Willson becoming valued contributor for Seahawks

When Anthony McCoy was lost for the season in May after tearing

an Achilles, the Seattle Seahawks were left with several questions

at the tight end position.

While veteran Zach Miller was set as the starter, Seattle needed

to find a complement to fill out their offensive attack.

Fifth-round pick Luke Willson stepped up.

Willson has played in every game for Seattle this season and

scored his first touchdown two weeks ago against the San Francisco

49ers. He has become a more trusted option for quarterback Russell

Wilson as the season has progressed and has become a more competent

blocker.

”Luke can play the whole position,” coach Pete Carroll said.

”I mean he’s been a fantastic draft pick for us, an incredible

draft pick for us. I mean he could play so early and contribute in

such a variety of ways, and he’s really just getting started.”

McCoy caught 18 passes for 291 yards and three touchdowns last

season. He had improved as a run blocker and Seattle felt

comfortable lining up in the backfield, split out wide or as an

inline blocker. With McCoy injured, Willson had some big shoes to

fill and not much time to get up to speed.

”I was still so new and so involved with trying to learn the

offense that I really didn’t have too many thoughts where I would

be down the road. It was pretty overwhelming the amount of

information you needed to take in,” Willson said.

He tried to keep his head down and focused on what was in front

of him instead of looking at the big picture of the role he needed

to fill.

”It was like `I’m going to try and worry about the next play.

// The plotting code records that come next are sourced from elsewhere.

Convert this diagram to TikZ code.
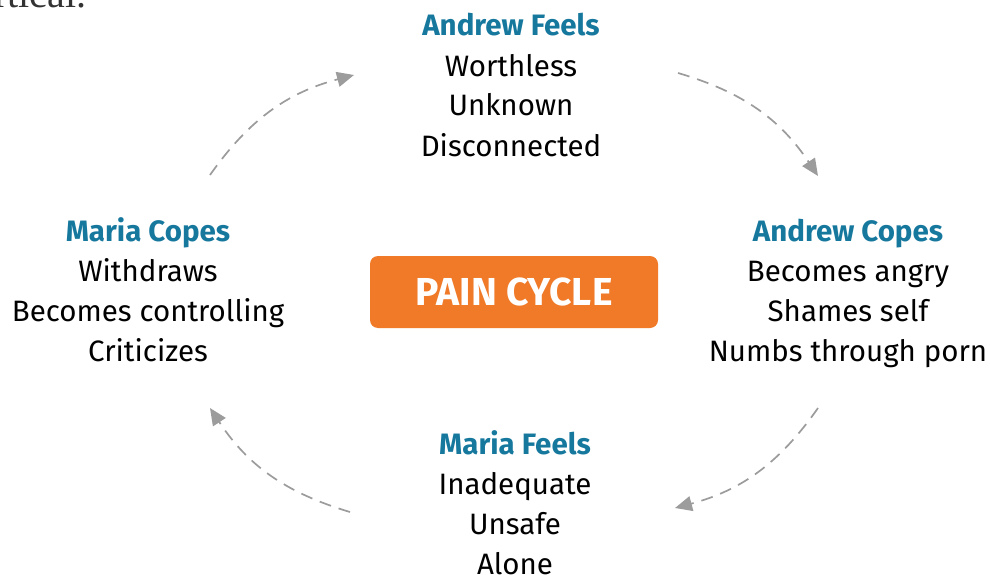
\documentclass[tikz,border=0pt]{standalone}
\usepackage{fontspec}
\setmainfont{Fira Sans}
\newfontfamily\cutserif{Liberation Serif}
\usepackage{xcolor}
\usetikzlibrary{arrows.meta, positioning}
\definecolor{cycleblue}{HTML}{17789E}
\definecolor{cycleorange}{HTML}{F07A28}
\definecolor{arrowgrey}{HTML}{9C9C9C}
\tikzstyle{cyclearrow} = [arrowgrey, line width=1.7pt, dash pattern=on 12pt off 8pt, -{Triangle[length=17pt,width=15pt]}]
\tikzstyle{feelings}   = [align=center, inner sep=0pt, font=\fontsize{29.5}{40}\selectfont]
\tikzstyle{painbox}    = [rectangle, fill=cycleorange, text=white, rounded corners=8pt, minimum width=288pt, minimum height=72pt, font=\bfseries\fontsize{39}{40}\selectfont]
\newcommand{\heading}[1]{{\bfseries\color{cycleblue}#1}}

\begin{document}
\begin{tikzpicture}[x=1pt, y=-1pt]
    \useasboundingbox (0,0) rectangle (990,575);
    \clip (0,0) rectangle (990,575);
    % cut-off text from the page above
    \node (cut) at (-6,8) [anchor=base west, inner sep=0pt, font=\cutserif\fontsize{40}{40}\selectfont, text=black!80] {rtical.};
    % the four stages round the centre (anchored at the last baseline)
    \node (andrewfeels) at (511,156) [feelings, anchor=base] {\heading{Andrew Feels}\\Worthless\\Unknown\\Disconnected};
    \node (andrewcopes) at (848,361) [feelings, anchor=base] {\heading{Andrew Copes}\\Becomes angry\\Shames self\\Numbs through porn};
    \node (mariafeels)  at (515,574) [feelings, anchor=base] {\heading{Maria Feels}\\Inadequate\\Unsafe\\Alone};
    \node (mariacopes)  at (148,361) [feelings, anchor=base] {\heading{Maria Copes}\\Withdraws\\Becomes controlling\\Criticizes};
    % centre
    \node (pain) at (514,292) [painbox] {PAIN CYCLE};
    % arrow ends
    \coordinate (tlstart) at (210,175);
    \coordinate (tlend)   at (354,75);
    \coordinate (trstart) at (678,73);
    \coordinate (trend)   at (818,176);
    \coordinate (brstart) at (818,408);
    \coordinate (brend)   at (675,508);
    \coordinate (blstart) at (350,512);
    \coordinate (blend)   at (210,408);

    \draw [cyclearrow] (tlstart) to[bend left=20] (tlend);
    \draw [cyclearrow] (trstart) to[bend left=20] (trend);
    \draw [cyclearrow] (brstart) to[bend left=20] (brend);
    \draw [cyclearrow] (blstart) to[bend left=20] (blend);
\end{tikzpicture}
\end{document}
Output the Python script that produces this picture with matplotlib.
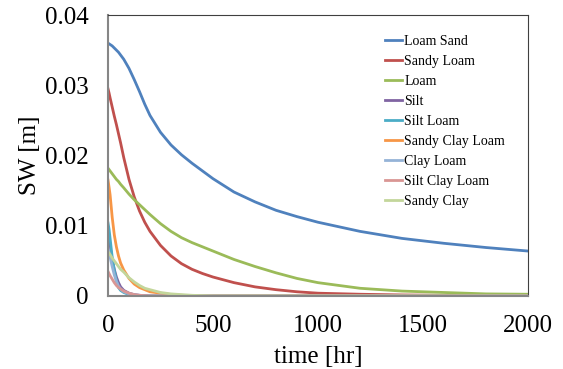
import matplotlib
matplotlib.use("Agg")
import matplotlib.pyplot as plt
import numpy as np

# time grid [hr] and SW values [m]
t_hr = [0, 5, 10, 20, 30, 40, 50, 60, 75, 100, 125, 150, 175, 200, 250, 300,
        350, 400, 450, 500, 600, 700, 800, 900, 1000, 1200, 1400, 1600, 1800, 2000]

loam_sand = [0.0360, 0.0359, 0.0358, 0.0356, 0.0353, 0.0350, 0.0347, 0.0343, 0.0337, 0.0324,
             0.0308, 0.0291, 0.0273, 0.0257, 0.0233, 0.0215, 0.0201, 0.0189, 0.0178, 0.0167,
             0.0148, 0.0134, 0.0122, 0.0113, 0.0105, 0.0092, 0.0082, 0.0075, 0.0069, 0.0064]
sandy_loam = [0.0295, 0.0289, 0.0282, 0.0269, 0.0256, 0.0244, 0.0231, 0.0218, 0.0197, 0.0166,
              0.0141, 0.0121, 0.0105, 0.0092, 0.0072, 0.0057, 0.0046, 0.0038, 0.0032, 0.0027,
              0.0019, 0.0013, 0.0009, 0.0006, 0.0004, 0.00025, 0.00015, 0.0001, 0.00005, 0.00003]
loam = [0.0182, 0.0180, 0.0178, 0.0174, 0.0170, 0.0166, 0.0163, 0.0159, 0.0154, 0.0145,
        0.0137, 0.0130, 0.0123, 0.0116, 0.0103, 0.0092, 0.0083, 0.0076, 0.0070, 0.0064,
        0.0052, 0.0042, 0.0033, 0.0025, 0.0019, 0.0011, 0.0007, 0.0005, 0.0003, 0.00025]
silt = [0.0090, 0.0080, 0.0070, 0.0052, 0.0038, 0.0027, 0.0019, 0.0013, 0.0008, 0.0004,
        0.0002, 0.0001, 0.00005, 0.0, 0.0, 0.0, 0.0, 0.0, 0.0, 0.0,
        0.0, 0.0, 0.0, 0.0, 0.0, 0.0, 0.0, 0.0, 0.0, 0.0]
silt_loam = [0.0104, 0.0095, 0.0082, 0.0055, 0.0036, 0.0022, 0.0012, 0.0008, 0.0005, 0.0002,
             0.0001, 0.00005, 0.0, 0.0, 0.0, 0.0, 0.0, 0.0, 0.0, 0.0,
             0.0, 0.0, 0.0, 0.0, 0.0, 0.0, 0.0, 0.0, 0.0, 0.0]
sandy_clay_loam = [0.0165, 0.0155, 0.0144, 0.0112, 0.0087, 0.0070, 0.0057, 0.0047, 0.0037, 0.0025,
                   0.0017, 0.0012, 0.0009, 0.0006, 0.0004, 0.0002, 0.0001, 0.00005, 0.0, 0.0,
                   0.0, 0.0, 0.0, 0.0, 0.0, 0.0, 0.0, 0.0, 0.0, 0.0]
clay_loam = [0.0068, 0.0062, 0.0055, 0.0042, 0.0030, 0.0021, 0.0014, 0.0010, 0.0006, 0.0003,
             0.00015, 0.0001, 0.0, 0.0, 0.0, 0.0, 0.0, 0.0, 0.0, 0.0,
             0.0, 0.0, 0.0, 0.0, 0.0, 0.0, 0.0, 0.0, 0.0, 0.0]
silt_clay_loam = [0.0035, 0.0032, 0.0029, 0.0024, 0.0019, 0.0015, 0.0012, 0.0010, 0.0007, 0.0004,
                  0.0002, 0.0001, 0.00005, 0.0, 0.0, 0.0, 0.0, 0.0, 0.0, 0.0,
                  0.0, 0.0, 0.0, 0.0, 0.0, 0.0, 0.0, 0.0, 0.0, 0.0]
sandy_clay = [0.0063, 0.0061, 0.0059, 0.0054, 0.0050, 0.0046, 0.0042, 0.0038, 0.0034, 0.0026,
              0.0020, 0.0015, 0.0011, 0.0009, 0.0005, 0.0003, 0.0002, 0.0001, 0.00005, 0.0,
              0.0, 0.0, 0.0, 0.0, 0.0, 0.0, 0.0, 0.0, 0.0, 0.0]

labels = ["Loam Sand", "Sandy Loam", "Loam", "Silt", "Silt Loam",
          "Sandy Clay Loam", "Clay Loam", "Silt Clay Loam", "Sandy Clay"]
series = [loam_sand, sandy_loam, loam, silt, silt_loam,
          sandy_clay_loam, clay_loam, silt_clay_loam, sandy_clay]
colors = ["#4F81BD", "#C0504D", "#9BBB59", "#8064A2", "#4BACC6",
          "#F79646", "#95B3D7", "#D99694", "#C3D69B"]

plt.rcParams["font.family"] = ["Liberation Serif", "DejaVu Serif"]

fig = plt.figure(figsize=(5.63, 3.69), dpi=100)
ax = fig.add_axes([108 / 563, 1 - 296 / 369, 420 / 563, 281 / 369])

for vals, lab, col in zip(series, labels, colors):
    ax.plot(t_hr, vals, color=col, lw=2.0, label=lab, solid_joinstyle="round")

ax.set_xlim(0, 2000)
ax.set_ylim(0, 0.04)
ax.set_xticks([0, 500, 1000, 1500, 2000])
ax.set_yticks([0, 0.01, 0.02, 0.03, 0.04])
ax.set_yticklabels(["0", "0.01", "0.02", "0.03", "0.04"])
ax.tick_params(length=0, labelsize=18)
ax.tick_params(axis="y", pad=14)
ax.tick_params(axis="x", pad=14)

for side in ["left", "bottom"]:
    ax.spines[side].set_color("#868686")
    ax.spines[side].set_linewidth(1.5)
for side in ["top", "right"]:
    ax.spines[side].set_color("#404040")
    ax.spines[side].set_linewidth(0.8)

ax.set_xlabel("time [hr]", fontsize=18, labelpad=6)
ax.set_ylabel("SW [m]", fontsize=18, labelpad=3)

ax.legend(loc="upper left", bbox_to_anchor=(385 / 563, 1 - 35 / 369),
          bbox_transform=fig.transFigure, frameon=False, fontsize=10,
          handlelength=1.2, handletextpad=0.2, labelspacing=0.5,
          borderaxespad=0, borderpad=0)

fig.savefig("out.png", dpi=100)
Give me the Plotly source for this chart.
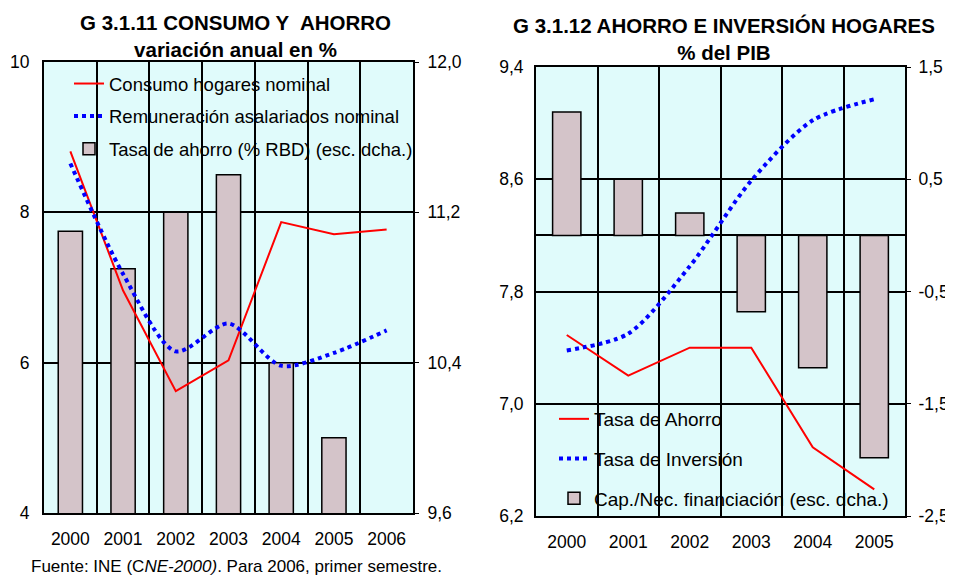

Make sure I know what I’m doing,”’ Willson said.

With Miller sidelined for much of the preseason due to injury,

Willson and second-year player Sean McGrath had ample opportunity

to impress the coaching staff. The mark left by Willson’s play led

Seattle to keep just two tight ends during final cutdowns in

August.

”You didn’t really know what you had,” offensive coordinator

Darrell Bevell said. ”We drafted him. We liked what we saw but you

had to see how he was going to fit in protection wise, how he was

going to fit in run blocking wise, how he was going to fit in

catching the ball.

”He’s been a huge part of what we do. That second tight end is

really a big position for us, and he’s really done a nice

job.”

Willson said he felt things began to slow down after the first

month of the season and have continued to improve throughout the

year. With 18 NFL games under his belt, including preseason,

Willson feels he’s better at recognizing what opposing defenses are

doing and what to expect to come his way.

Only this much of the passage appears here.